Porém, no meu caso, a razão principal é outra. Delicio-me até hoje com a possibilidade de publicar por conta própria, de forma instantânea. Na época em que escrevia livros, vi meus originais amargarem longos anos de gaveta. Nunca me foi fácil conseguir editores, que de resto se revelaram mais adversários do que aliados nessa empreitada tortuosa, talvez insana, de levar um texto aos olhos do leitor.
Num blogue, é vapt-vupt. Não sou um blogueiro comme il faut, que interage com os leitores e bota lenha na fogueira. Gostaria de sê-lo, porém mal tenho tempo para perpetrar estas crônicas quinzenais. Espanta-me constatar que já produzi 54, contando com esta.
A propósito de uma outra, Morin e a China, publicada em outubro, Geraldo Hasse me cobrava: “Acho bom tu explicares melhor o que significa a frase 'o individualismo gera dentro de si uma espécie de nostalgia humanitária, e vice-versa”. Ela é mesmo mandrake, admito. Não me agrada turvar as águas do rio para que elas pareçam profundas. Como redator, é cair para a Segundona. Tentarei explicar-me.

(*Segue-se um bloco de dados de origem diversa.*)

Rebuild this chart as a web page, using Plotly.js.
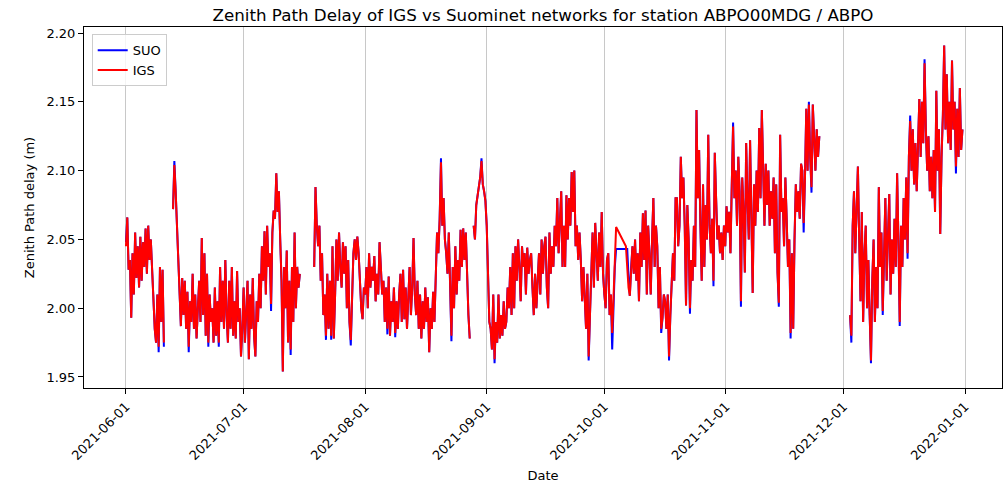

Acho que povos e indivíduos, por lucidez ou tédio, se alternam entre fases voltadas para um ideal coletivo ou a uma fixação no próprio umbigo. No primeiro caso, o foco pode ser a justiça social, a sobrevivência ou o esforço para virar uma página da história. No segundo caso, a preocupação com o lucro, os bens materiais e o prazer imediato falam mais alto.
O Oriente vive hoje um delírio consumista, e dane-se o resto. Em contrapartida, entre nós, alguns valores ascéticos e coletivistas da contracultura ressurgem nas pautas das corporações. Em parte por oportunismo, claro, mas também porque o senso comum já sabe aquilo que antes só os hippies sabiam: do jeito que está, a vaca vai pro brejo.
Não creio que essa alternância de sintonia se deva apenas a ameaças globais. Para ela também contribui a provinciana lembrança (real ou fictícia, pouco importa, mas sempre inspiradora) de um tempo em que éramos todos menos cínicos e mais felizes.
Isto posto, o blogue entra em recesso até depois do carnaval. Boa virada de ano a todos. Em 2008 teremos o centenário de Guimarães Rosa. Desde já, muitas rosas a nós todos.